*** AVAILABLE DATA ***

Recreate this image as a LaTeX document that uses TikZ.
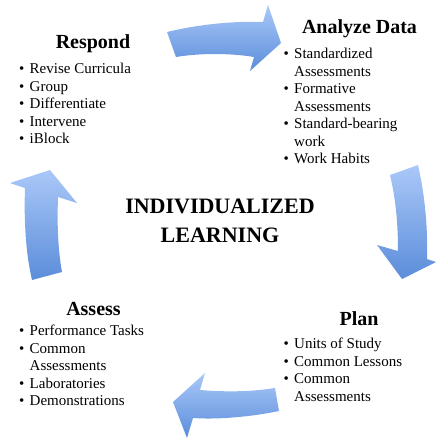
\documentclass[tikz,border=0pt]{standalone}
\usepackage{fontspec}
\setmainfont{Liberation Serif}

\definecolor{arrowlight}{HTML}{AAC8F8}
\definecolor{arrowdark}{HTML}{5B8DDA}

\newcommand{\itm}{\makebox[10.5pt][l]{\textbullet}}
\newcommand{\cnt}{\hspace*{10.5pt}}

\tikzset{
  stagetitle/.style={font=\bfseries\fontsize{20}{24}\selectfont, anchor=base, inner sep=0pt},
  stagelist/.style={font=\fontsize{15}{17.5}\selectfont, align=left, anchor=north west, inner sep=0pt},
  cyclearrow/.style={top color=arrowlight, bottom color=arrowdark},
}

\begin{document}
\begin{tikzpicture}[x=1pt, y=-1pt]
    \useasboundingbox (0,0) rectangle (437,440);
    % the four curved arrows
    \shade[cyclearrow] (167,32) .. controls (200,24) and (235,21) .. (263,22) -- (268,5) -- (281,43) -- (250,71) -- (254,57) .. controls (230,53) and (200,53) .. (176,57) -- cycle;
    \shade[cyclearrow] (390,175) -- (418,165) .. controls (425,195) and (428,230) .. (427,259) -- (436,262) -- (402,279) -- (377,245) -- (398,251) .. controls (398,225) and (396,200) .. (390,175) -- cycle;
    \shade[cyclearrow] (275,388) .. controls (250,392) and (225,392) .. (200,390) -- (205,373) -- (173,402) -- (187,438) -- (193,418) .. controls (220,420) and (255,416) .. (279,411) -- cycle;
    \shade[cyclearrow] (32,280) .. controls (25,250) and (24,215) .. (25,188) -- (10,183) -- (50,170) -- (77,203) -- (58,197) .. controls (57,225) and (58,250) .. (62,272) -- cycle;
    % centre
    \node[font=\bfseries\fontsize{22}{29}\selectfont, align=center, inner sep=0pt] (core) at (220,221) {INDIVIDUALIZED\\LEARNING};
    % respond
    \node[stagetitle] (respT) at (93,48) {Respond};
    \node[stagelist] (respL) at (19,63) {\itm Revise Curricula\\\itm Group\\\itm Differentiate\\\itm Intervene\\\itm iBlock};
    % analyze data
    \node[stagetitle] (anaT) at (359.5,33) {Analyze Data};
    \node[stagelist] (anaL) at (283.5,48) {\itm Standardized\\\cnt Assessments\\\itm Formative\\\cnt Assessments\\\itm Standard-bearing\\\cnt work\\\itm Work Habits};
    % plan
    \node[stagetitle] (planT) at (359,325) {Plan};
    \node[stagelist] (planL) at (283.5,338) {\itm Units of Study\\\itm Common Lessons\\\itm Common\\\cnt Assessments};
    % assess
    \node[stagetitle] (assT) at (93.5,315) {Assess};
    \node[stagelist] (assL) at (19,325) {\itm Performance Tasks\\\itm Common\\\cnt Assessments\\\itm Laboratories\\\itm Demonstrations};
\end{tikzpicture}
\end{document}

***

- [TASK STATEMENT]: Leave out the pictures and give the listing above again exactly.

- [THE SOLUTION]:
Recreate this image as a LaTeX document that uses TikZ.
\documentclass[tikz,border=0pt]{standalone}
\usepackage{fontspec}
\setmainfont{Liberation Serif}

\definecolor{arrowlight}{HTML}{AAC8F8}
\definecolor{arrowdark}{HTML}{5B8DDA}

\newcommand{\itm}{\makebox[10.5pt][l]{\textbullet}}
\newcommand{\cnt}{\hspace*{10.5pt}}

\tikzset{
  stagetitle/.style={font=\bfseries\fontsize{20}{24}\selectfont, anchor=base, inner sep=0pt},
  stagelist/.style={font=\fontsize{15}{17.5}\selectfont, align=left, anchor=north west, inner sep=0pt},
  cyclearrow/.style={top color=arrowlight, bottom color=arrowdark},
}

\begin{document}
\begin{tikzpicture}[x=1pt, y=-1pt]
    \useasboundingbox (0,0) rectangle (437,440);
    % the four curved arrows
    \shade[cyclearrow] (167,32) .. controls (200,24) and (235,21) .. (263,22) -- (268,5) -- (281,43) -- (250,71) -- (254,57) .. controls (230,53) and (200,53) .. (176,57) -- cycle;
    \shade[cyclearrow] (390,175) -- (418,165) .. controls (425,195) and (428,230) .. (427,259) -- (436,262) -- (402,279) -- (377,245) -- (398,251) .. controls (398,225) and (396,200) .. (390,175) -- cycle;
    \shade[cyclearrow] (275,388) .. controls (250,392) and (225,392) .. (200,390) -- (205,373) -- (173,402) -- (187,438) -- (193,418) .. controls (220,420) and (255,416) .. (279,411) -- cycle;
    \shade[cyclearrow] (32,280) .. controls (25,250) and (24,215) .. (25,188) -- (10,183) -- (50,170) -- (77,203) -- (58,197) .. controls (57,225) and (58,250) .. (62,272) -- cycle;
    % centre
    \node[font=\bfseries\fontsize{22}{29}\selectfont, align=center, inner sep=0pt] (core) at (220,221) {INDIVIDUALIZED\\LEARNING};
    % respond
    \node[stagetitle] (respT) at (93,48) {Respond};
    \node[stagelist] (respL) at (19,63) {\itm Revise Curricula\\\itm Group\\\itm Differentiate\\\itm Intervene\\\itm iBlock};
    % analyze data
    \node[stagetitle] (anaT) at (359.5,33) {Analyze Data};
    \node[stagelist] (anaL) at (283.5,48) {\itm Standardized\\\cnt Assessments\\\itm Formative\\\cnt Assessments\\\itm Standard-bearing\\\cnt work\\\itm Work Habits};
    % plan
    \node[stagetitle] (planT) at (359,325) {Plan};
    \node[stagelist] (planL) at (283.5,338) {\itm Units of Study\\\itm Common Lessons\\\itm Common\\\cnt Assessments};
    % assess
    \node[stagetitle] (assT) at (93.5,315) {Assess};
    \node[stagelist] (assL) at (19,325) {\itm Performance Tasks\\\itm Common\\\cnt Assessments\\\itm Laboratories\\\itm Demonstrations};
\end{tikzpicture}
\end{document}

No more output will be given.